Lalu, bagaimana sih, keseharian sebagai mahasiswa Erasmus+ di Eropa?
![]() |
Sumber: ied.edu |
Menjadi mahasiswa Erasmus+ merupakan kesempatan berharga untuk mendapatkan pengalaman yang benar-benar berbeda. Berada dalam satu kelas bersama pelajar dari berbagai negara, menjalani kehidupan akademik di lingkungan Eropa, serta mengikuti berbagai kegiatan yang ditawarkan oleh Erasmus+, dapat memberikan kita perspektif yang lebih luas—hal yang mungkin tidak sepenuhnya kita dapatkan di Turki.
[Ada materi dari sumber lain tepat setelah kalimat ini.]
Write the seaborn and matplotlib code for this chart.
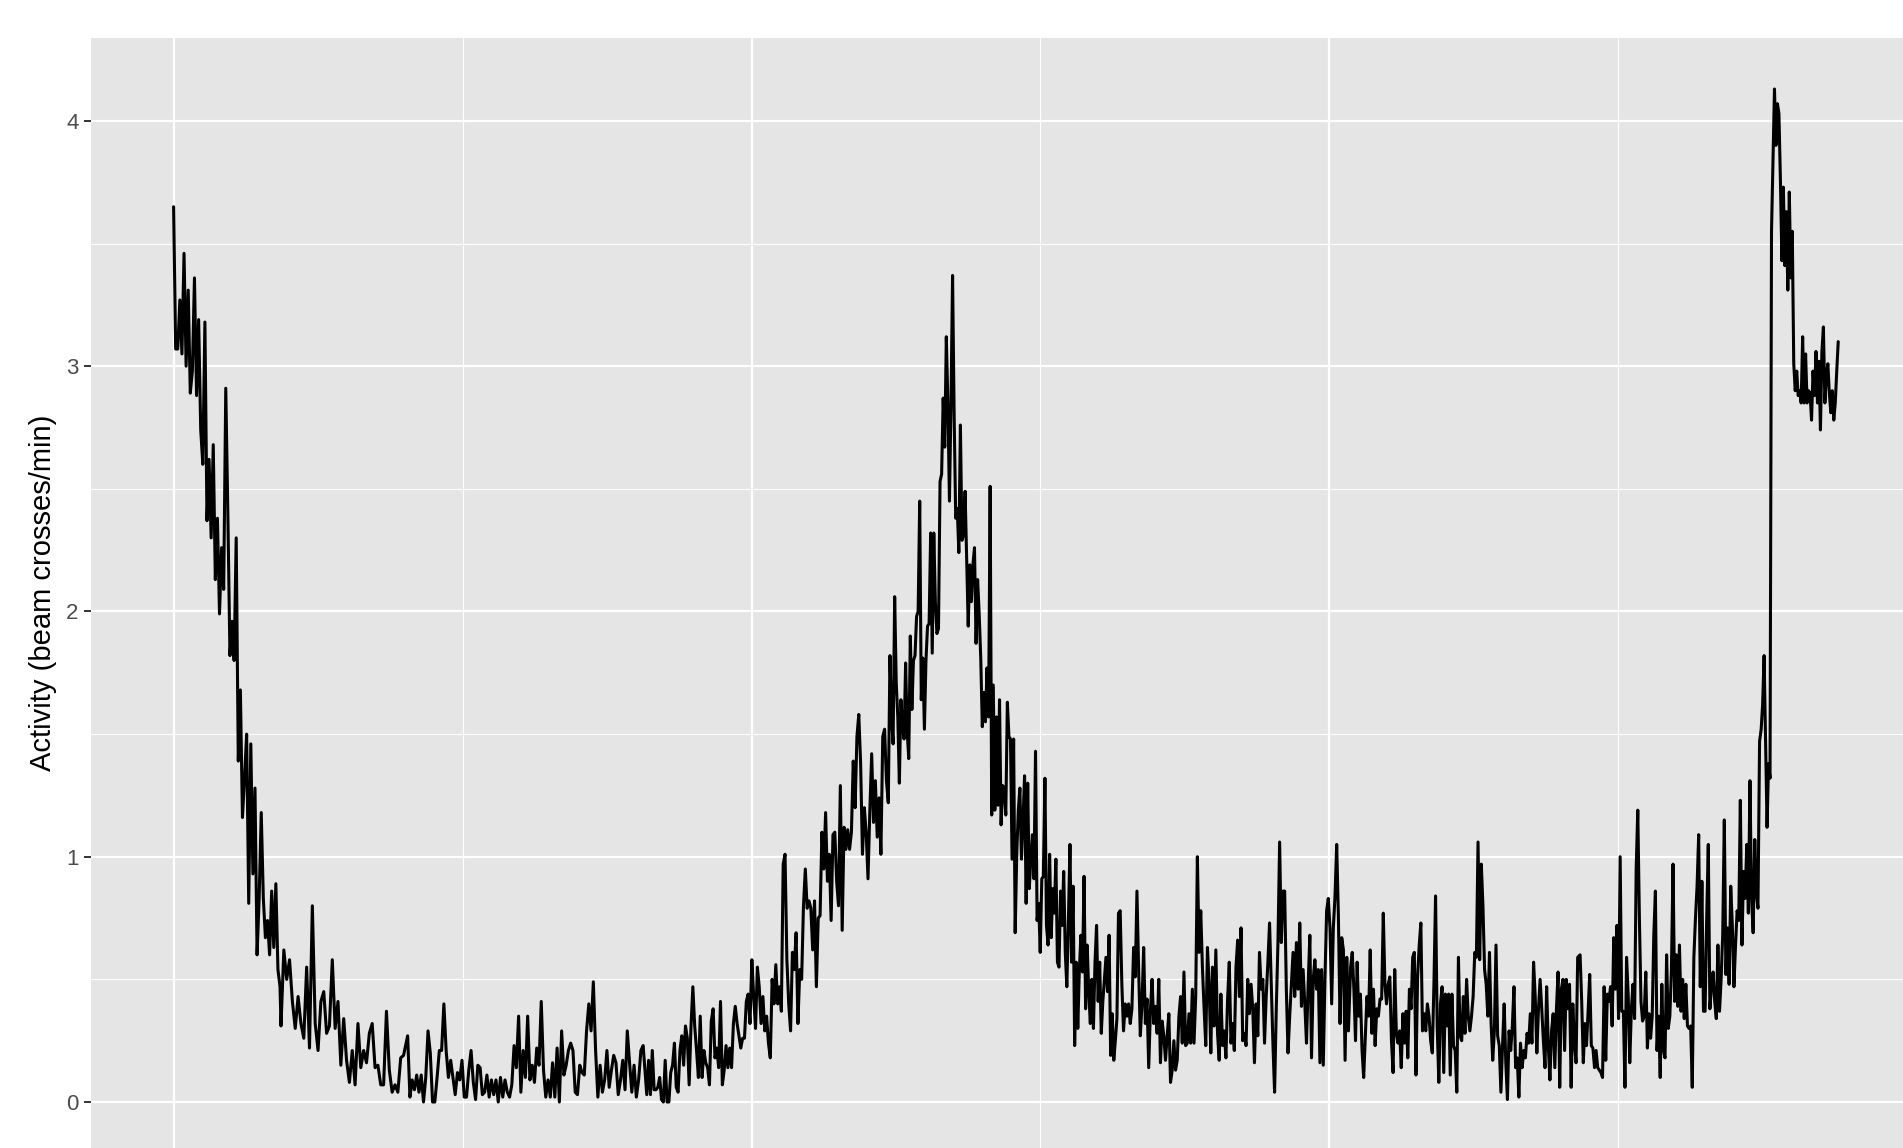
"""
Activity trace (beam crosses/min) over ~69 h, ggplot-grey look, cropped panel.
Saves out.png (1903x1148).
"""
import numpy as np
import pandas as pd
import matplotlib
matplotlib.use('Agg')
import matplotlib.pyplot as plt
import seaborn as sns
from matplotlib.ticker import MultipleLocator

# activity values, read per stretch of the trace; each stretch has (start_h, end_h)
act_a1 = [3.65, 3.07, 3.07, 3.27, 3.05, 3.46, 3.00, 3.31, 2.89, 2.98, 3.36, 2.88, 3.19,
          2.74, 2.60, 3.18, 2.37, 2.62, 2.30, 2.68, 2.13, 2.38, 1.99, 2.26, 2.09, 2.91,
          2.40, 1.82, 1.96, 1.80, 2.30, 1.39, 1.68, 1.16, 1.32, 1.50, 0.81, 1.46, 0.93,
          1.28, 0.60, 0.83, 1.18, 0.83, 0.67, 0.74, 0.60, 0.86, 0.63, 0.89, 0.54, 0.47]
act_a2 = [0.31, 0.62, 0.50, 0.58, 0.41, 0.30, 0.43, 0.32, 0.26, 0.55, 0.22, 0.80, 0.32,
          0.21, 0.41, 0.45, 0.28, 0.31, 0.58, 0.30, 0.41, 0.15, 0.34, 0.17, 0.08, 0.21,
          0.07, 0.32, 0.14, 0.21, 0.16, 0.28, 0.32, 0.14, 0.15, 0.07, 0.07, 0.37, 0.13,
          0.04, 0.07, 0.04, 0.18, 0.19]
act_b = [0.27, 0.02, 0.09, 0.05, 0.11, 0.04, 0.11, 0.00, 0.10, 0.29, 0.20, 0.00, 0.00,
         0.10, 0.21, 0.21, 0.40, 0.21, 0.10, 0.17, 0.10, 0.03, 0.12, 0.09, 0.17, 0.02,
         0.02, 0.13, 0.21, 0.08, 0.01, 0.15, 0.14, 0.03, 0.04, 0.11, 0.02, 0.09, 0.03,
         0.09, 0.00, 0.10, 0.02, 0.09, 0.04, 0.02, 0.07, 0.23, 0.14, 0.35, 0.04, 0.21,
         0.10, 0.35, 0.09, 0.15, 0.08, 0.22, 0.15, 0.41, 0.13, 0.02, 0.09, 0.02, 0.16,
         0.02, 0.22, 0.00, 0.29, 0.11, 0.15, 0.21, 0.24, 0.21, 0.04, 0.03, 0.15, 0.12,
         0.11, 0.29, 0.40, 0.29, 0.49, 0.21, 0.02, 0.15, 0.04, 0.09, 0.21, 0.06, 0.13,
         0.19, 0.16, 0.03, 0.09, 0.17, 0.05, 0.29, 0.16, 0.04, 0.15, 0.02, 0.09, 0.21,
         0.23]
act_c = [0.03, 0.17, 0.03, 0.21, 0.05, 0.05, 0.06, 0.10, 0.01, 0.00, 0.17, 0.00, 0.00,
         0.12, 0.15, 0.24, 0.06, 0.04, 0.21, 0.27, 0.15, 0.31, 0.26, 0.07, 0.31, 0.47,
         0.31, 0.21, 0.10, 0.35, 0.10, 0.21, 0.16, 0.14, 0.07, 0.33, 0.38, 0.18, 0.22,
         0.14, 0.41, 0.07, 0.13, 0.23, 0.14, 0.22, 0.14, 0.32, 0.39, 0.32, 0.27, 0.22,
         0.26, 0.26, 0.41, 0.44, 0.32, 0.58, 0.43, 0.30, 0.55, 0.47, 0.32, 0.43, 0.29,
         0.35, 0.24, 0.18, 0.50, 0.40, 0.56, 0.40, 0.47, 0.37, 0.97, 1.01, 0.58, 0.40,
         0.29, 0.61, 0.54, 0.69, 0.32, 0.54, 0.50, 0.80, 0.95, 0.79, 0.82, 0.79, 0.62,
         0.82, 0.47, 0.75, 0.76, 1.10, 0.95, 1.18, 0.90, 1.01, 0.74, 1.09, 1.10, 0.90,
         0.80, 1.29, 0.70, 1.12, 1.03, 1.11, 1.03, 1.10, 1.39, 1.20, 1.49, 1.58, 1.38,
         1.01, 1.20, 1.10, 0.91, 1.19, 1.42, 1.14, 1.31, 1.08, 1.24, 1.01, 1.49, 1.52,
         1.31, 1.22]
act_d = [1.82, 1.57, 1.46, 2.06, 1.71, 1.57, 1.30, 1.64, 1.53, 1.48, 1.79, 1.51, 1.40,
         1.90, 1.60, 1.80, 1.82, 1.98, 2.00, 2.45, 1.64, 1.81, 1.52, 1.80, 1.94, 1.95,
         2.32, 1.83, 2.32, 2.04, 1.91, 1.93, 2.53, 2.56, 2.87, 2.67, 3.12, 2.85, 2.45,
         2.85, 3.37, 2.80, 2.38, 2.42, 2.24, 2.76, 2.29, 2.31, 2.49, 2.21, 1.94, 2.19,
         2.04, 2.19, 2.26, 1.87, 2.13, 1.99, 1.81, 1.53, 1.67, 1.55, 1.77, 1.57, 2.51,
         1.17, 1.70, 1.19, 1.57, 1.21, 1.64, 1.13, 1.29, 1.28, 1.17, 1.63, 1.49, 1.48,
         0.99, 1.48, 0.69, 1.01, 1.19, 1.28, 0.99, 1.15, 1.33, 0.81, 1.30, 0.87, 0.99,
         1.09, 0.91, 1.43, 0.74, 0.81, 0.61, 0.91, 0.92, 1.32, 0.72, 0.64, 1.01, 0.67,
         0.87, 0.77, 0.99, 0.57, 0.55, 0.86, 0.72, 0.94, 0.61, 0.47, 0.74, 1.05, 0.57,
         0.88, 0.23, 0.57, 0.30, 0.54, 0.68, 0.53, 0.92, 0.38, 0.64, 0.45, 0.32, 0.50,
         0.30, 0.57, 0.72, 0.41, 0.57, 0.28, 0.41, 0.50, 0.59, 0.45, 0.68, 0.19, 0.36,
         0.17, 0.25, 0.34, 0.77]
act_e = [0.78, 0.48, 0.29, 0.40, 0.35, 0.40, 0.32, 0.38, 0.63, 0.51, 0.86, 0.54, 0.27,
         0.40, 0.63, 0.32, 0.42, 0.14, 0.37, 0.50, 0.32, 0.39, 0.28, 0.50, 0.16, 0.33,
         0.27, 0.17, 0.27, 0.36, 0.08, 0.13, 0.25, 0.13, 0.17, 0.35, 0.43, 0.24, 0.53,
         0.23, 0.24, 0.36, 0.24, 0.46, 0.24, 0.43, 1.00, 0.61, 0.78, 0.55, 0.38, 0.23,
         0.63, 0.48, 0.20, 0.55, 0.31, 0.62, 0.28, 0.17, 0.44, 0.23, 0.29, 0.18, 0.42,
         0.57, 0.24, 0.32, 0.21, 0.55, 0.66, 0.43, 0.71, 0.25, 0.28, 0.23, 0.50, 0.36,
         0.48, 0.38, 0.16, 0.40, 0.27, 0.61, 0.46, 0.50, 0.24, 0.43, 0.57, 0.73, 0.48,
         0.24, 0.04, 0.38, 0.65, 1.06, 0.65, 0.86, 0.86, 0.46, 0.20, 0.35, 0.48, 0.61,
         0.43, 0.65, 0.46, 0.73, 0.39, 0.54, 0.40, 0.24, 0.48, 0.68, 0.18, 0.50, 0.58,
         0.46, 0.54, 0.16, 0.54, 0.15, 0.50, 0.78, 0.83, 0.71, 0.40, 0.71, 0.84, 1.05,
         0.76, 0.32, 0.67, 0.62, 0.17, 0.59, 0.29]
act_f = [0.55, 0.61, 0.46, 0.25, 0.57, 0.35, 0.44, 0.21, 0.10, 0.27, 0.43, 0.35, 0.62,
         0.28, 0.46, 0.23, 0.38, 0.35, 0.42, 0.42, 0.77, 0.48, 0.40, 0.48, 0.51, 0.25,
         0.12, 0.54, 0.28, 0.24, 0.29, 0.14, 0.36, 0.24, 0.37, 0.18, 0.46, 0.38, 0.59,
         0.61, 0.11, 0.51, 0.64, 0.73, 0.29, 0.36, 0.29, 0.40, 0.35, 0.25, 0.20, 0.48,
         0.84, 0.31, 0.08, 0.40, 0.47, 0.12, 0.44, 0.31, 0.44, 0.11, 0.44, 0.23, 0.21,
         0.04, 0.59, 0.27, 0.25, 0.43, 0.28, 0.50, 0.35, 0.29, 0.35, 0.43, 0.61, 0.59,
         1.06, 0.58, 0.97, 0.80, 0.54, 0.48, 0.35, 0.61, 0.32, 0.17, 0.29, 0.64, 0.27,
         0.23, 0.04, 0.23, 0.40, 0.16, 0.01, 0.29, 0.21, 0.31, 0.47, 0.14, 0.18, 0.02,
         0.24, 0.14, 0.21, 0.18, 0.28, 0.24, 0.36, 0.24, 0.57, 0.43, 0.20, 0.38, 0.50,
         0.38, 0.25, 0.14, 0.47, 0.23, 0.09, 0.29, 0.36, 0.14, 0.38, 0.53, 0.06, 0.46,
         0.50, 0.21, 0.50, 0.38, 0.48, 0.06, 0.40, 0.24, 0.16, 0.59]
act_g = [0.60, 0.41, 0.16, 0.32, 0.23, 0.37, 0.52, 0.23, 0.22, 0.14, 0.21, 0.14, 0.13,
         0.12, 0.10, 0.47, 0.17, 0.44, 0.41, 0.47, 0.31, 0.67, 0.46, 0.72, 0.34, 1.00,
         0.37, 0.37, 0.06, 0.59, 0.44, 0.16, 0.38, 0.48, 0.34, 0.95, 1.19, 0.75, 0.41,
         0.33, 0.35, 0.53, 0.22, 0.36, 0.26, 0.35, 0.68, 0.86, 0.21, 0.35, 0.10, 0.48,
         0.21, 0.18, 0.60, 0.30, 0.35, 0.54, 0.97, 0.41, 0.60, 0.39, 0.64, 0.37, 0.50,
         0.34, 0.48, 0.31, 0.30, 0.31, 0.06, 0.59, 0.75, 0.88, 1.09, 0.47, 0.90, 0.37,
         0.37, 0.75, 1.05, 0.38, 0.47, 0.53, 0.41, 0.34, 0.64, 0.37, 0.50, 0.68, 1.15,
         0.52, 0.71, 0.48, 0.88, 0.72, 0.47, 0.64, 0.78, 0.74, 1.23, 0.64, 0.94, 0.83,
         1.05, 0.77, 1.31, 0.83, 0.69, 1.07, 0.85, 0.79, 1.47, 1.52]
act_h = [1.62, 1.82, 1.48, 1.12, 1.38, 1.32, 3.55, 3.84, 4.13, 3.90, 4.07, 4.03, 3.76,
         3.43, 3.73, 3.41, 3.63, 3.31, 3.71, 3.36, 3.55, 3.01, 2.90, 2.98, 2.88, 2.90,
         2.85, 3.12, 2.85, 3.05, 2.85, 2.90, 2.89, 2.78, 2.98, 2.88, 3.06, 2.85, 3.02,
         2.74, 3.06, 3.16, 2.85, 2.96, 3.01, 2.89, 2.81, 2.90, 2.78, 2.85, 2.98, 3.10]

# time span (hours) covered by each stretch
stretches = [
    (act_a1, 0.00, 4.42),
    (act_a2, 4.46, 9.55),
    (act_b, 9.72, 19.50),
    (act_c, 19.65, 29.68),
    (act_d, 29.75, 39.24),
    (act_e, 39.31, 48.79),
    (act_f, 48.88, 58.31),
    (act_g, 58.41, 65.93),
    (act_h, 65.99, 69.13),
]

frames = []
for vals, t0, t1 in stretches:
    frames.append(pd.DataFrame({'hours': np.linspace(t0, t1, len(vals)),
                                'activity': vals}))
df = pd.concat(frames, ignore_index=True)

W, H = 1903, 1148
sns.set_theme(style='darkgrid')
plt.rcParams['font.family'] = ['Liberation Sans', 'DejaVu Sans']

fig = plt.figure(figsize=(W / 100, H / 100), dpi=100)
# panel is cropped at the bottom and right edge of the picture
ax = fig.add_axes([91 / W, 0, 1 - 91 / W, 1 - 38 / H])
ax.set_facecolor('#E5E5E5')
for s in ax.spines.values():
    s.set_visible(False)

sns.lineplot(data=df, x='hours', y='activity', ax=ax, color='black',
             linewidth=2.2, estimator=None, sort=False)

ax.set_xlim(-3.43, 71.82)
ax.set_ylim(-0.1875, 4.338)
ax.xaxis.set_major_locator(MultipleLocator(24))
ax.xaxis.set_minor_locator(MultipleLocator(12))
ax.yaxis.set_major_locator(MultipleLocator(1))
ax.yaxis.set_minor_locator(MultipleLocator(0.5))
ax.grid(which='major', color='white', linewidth=1.6)
ax.grid(which='minor', color='white', linewidth=0.8)
ax.set_axisbelow(True)

ax.tick_params(axis='y', which='major', length=5, width=1.4, color='#333333',
               labelsize=16, labelcolor='#4D4D4D', pad=4, left=True)
ax.tick_params(axis='y', which='minor', length=0)
ax.tick_params(axis='x', which='both', length=0, labelbottom=False)

ax.set_xlabel('')
ax.set_ylabel('Activity (beam crosses/min)', fontsize=21, color='black')
ax.yaxis.set_label_coords(-0.019, 0.5)

fig.savefig('out.png', dpi=100)
plt.close(fig)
Erasmus+ sendiri, selain berfokus pada program pendidikan, juga berperan sebagai sarana pengenalan budaya di kawasan Eropa. Melalui mobilitas pemuda—khususnya mahasiswa—program ini mendorong peserta untuk mengenal dan memahami budaya serta kehidupan sosial di negara tempat mereka menempuh studi. Tujuan utamanya adalah memperkuat integrasi antar negara di Uni Eropa melalui interaksi lintas budaya. Oleh karena itu, selain kegiatan belajar mengajar di kelas, umumnya terdapat beragam kegiatan di luar kampus seperti pengenalan budaya, tur antarnegara, hingga berbagai kegiatan sosial dan rekreasi. Di banyak kota lain, acara ini dikoordinasikan oleh Erasmus Student Network. Sedangkan di Budapest sendiri, kegiatan-kegiatan tersebut diselenggarakan oleh Erasmus Life Budapest (ELB) yang mencakup berbagai acara seperti pesta, tur jalan-jalan di dalam kota, maupun perjalanan ke luar negeri. Semua ini bertujuan untuk menjadikan pengalaman satu semester atau satu tahun sebagai mahasiswa Erasmus+ menjadi kenangan yang tak terlupakan seumur hidup.
![]() |
Sumber : campusfrance.org |
Dari pengalaman penulis, mahasiswa Erasmus+ umumnya memiliki jadwal yang lebih longgar dibandingkan mahasiswa yang berkuliah penuh waktu (full-time student) di kampus tujuan. Kami juga biasanya tidak menghadapi beban akademik dan tekanan seberat mereka, terutama saat menghadapi ujian akhir semester. Bahkan beberapa mahasiswa Erasmus+ telah menyelesaikan seluruh rangkaian studinya sejak minggu kedua bulan Mei, karena tidak mengikuti ujian umum yang diperuntukkan bagi mahasiswa reguler. Kondisi ini membuat kami memiliki lebih banyak waktu luang yang bisa dimanfaatkan untuk berbagai hal, termasuk menjelajahi kota dan negara lain di sekitar Eropa.
Yups, jalan-jalan keliling Eropa tentu menjadi bagian tak terpisahkan untuk mahasiswa Indonesia yang mengikuti program Erasmus+. Sebagai pelajar yang menempuh studi di wilayah Uni Eropa, kita akan mendapatkan Visa Schengen yang memungkinkan perjalanan lintas negara ke hampir semua negara di Eropa. Saat ini, terdapat 29 negara yang tergabung ke dalam Schengen Area, yang artinya ada puluhan negara Eropa yang bisa dikunjungi dengan visa tersebut.
Durasi program Erasmus+ yang relatif singkat membuat pesertanya—terutama pelajar dari Indonesia—berusaha untuk memanfaatkan waktu yang ada dengan melakukan eksplorasi sebanyak mungkin. Tak heran jika mahasiswa Erasmus+ di Eropa sering disebut sebagai Full Time Traveler, Part Time Student. Ungkapan ini bukan tanpa alasan. Kesempatan untuk tinggal dan belajar di Eropa tidak datang dua kali bagi semua orang. Selama kewajiban akademik tetap dijalankan dengan baik, menjelajahi berbagai negara di Eropa sah-sah saja, bahkan dianjurkan.
Bagaimana Sobat Miko, makin tertarik jadi mahasiswa Erasmus+?